For David Harmer, "it was a happy night," an exuberant Harmer said.
It doesn't hurt when election returns as of midnight showed Harmer with 35.2 percent of the vote compared to his closest competitor, San Joaquin County farmer and wine-grape grower Brad Goerhing, with 28.1 percent of the vote. Late Tuesday night, with 28 percent of all precincts counted, Harmer enjoyed a commanding nine-point lead over Goehring and two other GOP candidates running for the 11th Congressional District seat in the House of Representatives.
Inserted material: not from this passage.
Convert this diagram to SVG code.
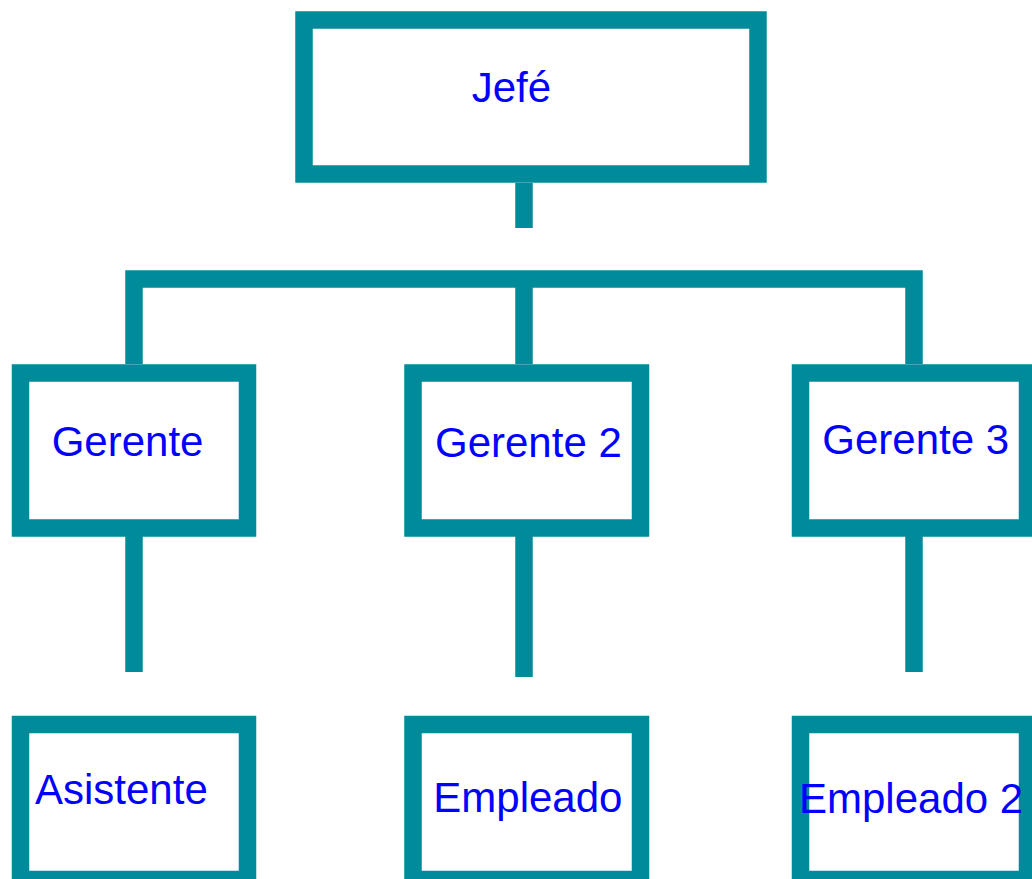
<svg xmlns="http://www.w3.org/2000/svg" width="1032" height="879" viewBox="0 0 1032 879">
<style>
.box{fill:#fff;stroke:#008B9B;stroke-width:17.5}
.ln{stroke:#008B9B;stroke-width:17.5;fill:none}
.t{font-family:"Liberation Sans",Arial,sans-serif;font-size:42px;fill:#0000FF}
</style>
<rect width="1032" height="879" fill="#fff"/>
<g id="connectors">
<line class="ln" x1="524" y1="183" x2="524" y2="228"/>
<polyline class="ln" points="134,364 134,279 914,279 914,364"/>
<line class="ln" x1="524" y1="279" x2="524" y2="364"/>
<line class="ln" x1="134" y1="536" x2="134" y2="672"/>
<line class="ln" x1="524" y1="536" x2="524" y2="677"/>
<line class="ln" x1="914" y1="536" x2="914" y2="672"/>
</g>
<g id="jefe"><rect class="box" x="304" y="20" width="454" height="154"/><text class="t" x="471.7" y="101.7">Jefé</text></g>
<g id="gerente"><rect class="box" x="20.5" y="373" width="227" height="155"/><text class="t" x="51.7" y="456">Gerente</text></g>
<g id="gerente2"><rect class="box" x="413" y="373" width="227.5" height="155"/><text class="t" x="435" y="456.5">Gerente 2</text></g>
<g id="gerente3"><rect class="box" x="800.5" y="373" width="227" height="155"/><text class="t" x="822.3" y="454.3">Gerente 3</text></g>
<g id="asistente"><rect class="box" x="20.5" y="724.5" width="227" height="155"/><text class="t" x="35" y="804">Asistente</text></g>
<g id="empleado"><rect class="box" x="413" y="724.5" width="227.5" height="155"/><text class="t" x="433.3" y="811.7">Empleado</text></g>
<g id="empleado2"><rect class="box" x="800.5" y="724.5" width="227" height="155"/><text class="t" x="799" y="813.3">Empleado 2</text></g>
</svg>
"The Harmer family will go to bed tonight feeling good," Harmer, at his election night party at a private residence in Pleasanton, told his supporters and volunteers. Harmer added that he would not declare himself a winner until all of the votes were counted.
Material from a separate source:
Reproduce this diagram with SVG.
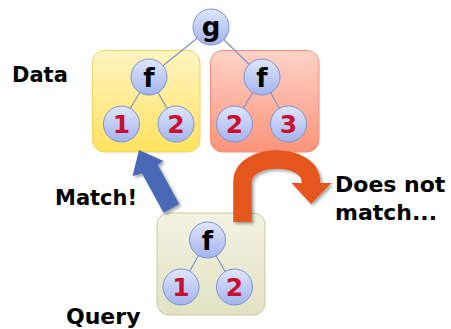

The mood at Harmer's party was upbeat, with a tinge of victorious momentum and excitement emanating throughout the evening at the spacious home situated in the Pleasanton hills. More than 200 friends, supporters and volunteers were there to cheer on Harmer.
And the momentum for Harmer's campaign has been there all along, said his father, John Harmer, the former lieutenant governor of California from 1974 to 1975 under then-Gov. Ronald Reagan.
"There is chemistry here with this campaign, and that chemistry is here tonight," the senior Harmer said. "There is this great momentum that David has had from the beginning. It starts with the supporters and the volunteers, who have been instrumental in this campaign.
Among the four GOP candidates running for the 11th Congressional District seat, recent tracking polls showed the San Ramon attorney was leading his three Republican rivals, all of whom entered Election Day in a close race to see who will challenge two-term Rep. Jerry McNerney, D-Pleasanton. The 11th District encompasses Alameda, Contra Costa, Santa Clara and San Joaquin counties, spreading out in the configuration of an oddly elongated jigsaw puzzle piece that extends from Stockton all the way south to Gilroy, then covering the Tri-Valley area: Livermore, Dublin, parts of Pleasanton and most of San Ramon, excluding the city's fast-growing, master-planned Dougherty Valley, where, ironically, is where Harmer resides with his wife, Elaine, and their four children.
"The Harmer family is going to be really happy whatever the outcome," Harmer said. "If I end up winning the nomination, we'll be grateful for the opportunity to carry the message and hopefully serve. If I don't, we'll be grateful for the opportunity to get back to normal life. There's no downside. We're going to be happy either way."
If Harmer becomes the Republican nominee and beats McNerney in November, he wants to bring a "renewed spirit" to Washington, referring to "what's really wrong in Washington" has to do with elected officials forgetting who they work for: their constituents back home.
"You don't lose touch with the people who sent you there (to Washington)," Harmer explained. "You remember who sent you there, and why."
"The government is fat and happy," he said. "There's something wrong with that", referring to excessive Federal spending.
"If I'm sent to Washington, it'll be because people have had enough of that. And they want to change it," Harmer said.
Harmer said he is grateful for the "wonderful people who have worked so hard" for him throughout the campaign.
"The predominating emotion is gratitude," he said. "I'm grateful for these wonderful people who have worked so hard, and trusted me with the opportunity to represent their views in the campaign."